When you say to “add a fresh disk” - you just mean to add a resource to a CT/VM, right? I trip on the terminology at times, haha. And would it be wise to add the root ZFS pool (such as “holocron”) or to add specific datasets under it (such as "Media or “Documents”)?

I’m intending to create a test dataset under “holocron” to test this all out before I put my real data through any risk, of course.

@ikidd · 2 months ago

Yes, add a resource and specify it as the ZFS storage you want. I’m mystified why your disk resources in your NFS CT show up as directories and not zfs:dataset unless you were specifying them as the host mountpoint instead of as their ZFS dataset. I think if it’s as a directory, you need to take care of the underlying replication, and if it’s specified as a dataset, then PM will. You could probably just fix those to be ZFS specified mountpoints and you’d be fine.

I only specify one pool on a real zpool to Proxmox and work from there, I don’t make ZFS pools in PM out of the underlying datasets. I find that method confusing but I can see why you do it, and I can’t imagine it would mess anything up by doing it.

@pr0927 · 2 months ago

Oh I added the disk resources via shell (via nano) to that config for the NFS server CT, following some guide for bind-mounts.

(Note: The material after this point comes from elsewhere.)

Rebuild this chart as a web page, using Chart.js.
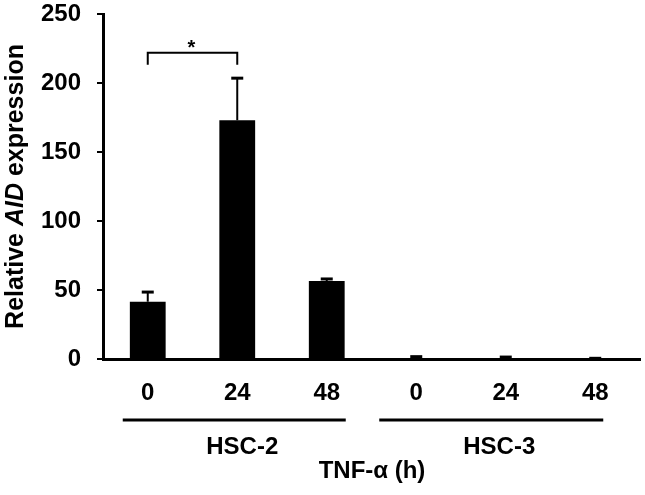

I guess that’s the wrong format and treated them like directories instead of ZFS pools?

I’ll follow the formatting you’ve used (ans I think what results “naturally” from the GUI adding of such a ZFS storage dataset.

And yeah I don’t think replication works if it’s not ZFS, so I need to fix that.

Per your other commend - agreed regarding the snapshotting - it’s already saved me on a Home Assistant VM I have running, so I’d love to have that properly working for the actual data in the ZFS pools too.

Is it generally a best practice to only create the “root” ZFS pool and not these datasets within Proxmox (or any hypervisor)?

Thanks so much for your assistance BTW, this has all been reassuring that I’m not in some lost fool land, haha.

@ikidd · 2 months ago

IDK about “best practice”. I think what you have going works fine, it’ll just create new datasets under those datasets that you’re linking to instead of a level higher like I end up with. I just find it easier to find snapshots, etc without having to drill down. But if you have other properties you want to apply to just those datasets like compression, etc, that’s a perfectly cromulent thing to do.

That makes sense about the NFS mounts, then, because the format is what I would call a bind mount as well. I think resetting them to the actual zfs dataset will have a better result for you.

NP on assistance, it looks like you were having some issues and I’m happy to share what little I know to help. Feel free to ping me if you need more help with this or other issues.

@pr0927 · 2 months ago

It took me a while to find a moment to give it a go, but I created a test dataset under my main ZFS pool and added it to a CT - it did snapshots and replication fine.

The one question I have is - for the bind-mounts, I didn’t have any size set - and they accurately show remaining disk space for the pool they are on.

Here it seems I MUST give a size? Is that correct? I didn’t really want to allocate a smaller size for any given dataset, if possible. I saw something about storage-backed mount points, and adding them (via config file, versus GUI) and setting “size=0” - if this is of a ZFS dataset, would this “turn” it into a directory and prevent snapshotting or replicating to other nodes?

One last question - when I’m adding anything to the Datacenter’s storage section, do I want to check availability for all nodes? Does that matter?

Thanks again!

@ikidd · 2 months ago

I would try setting the size=0. AFAIK, you are expected to put a size in, but PM might be smart enough to derive the actual remaining size as correct. I’ve never come at this from behind like you are, I’ve always built my storage out directly into ZFS storage as I built the CTs.

As to the storage questions, I’ve always done it as all nodes, but I also set up and name my pools exactly the same across all nodes, they are hardware alike. I don’t know what would happen if there wasn’t a pool named that in the other node, I would guess it would just fail out and that would mess up HA and probably replication.

@pr0927 · 2 months ago

Ah makes sense. Will try to give this a go tomorrow when i have time/energy. Appreciate it, definitely will do!

@ikidd · edit-2 2 months ago

Another advantage to always specifying your resources as zfs storage backed is snapshotting. I have one CT docker host and one VM docker host, both ZFS backed, and when I make any major changes or upgrades, I snapshot the guest, and sometimes clone it if I want to test it before pushing it to prod. I have had to revert them because I didn’t like what I did and it’s super simple then. Never having used directory resources, I don’t know how snapshotting works but I can’t imagine it’s the same since PM isn’t triggering the snapshot mechanism in ZFS if it’s a directory mountpoint.

Backups via PBS are also snapshotted, so you don’t run the risk of having a database-stored metadata out of sync with the storage.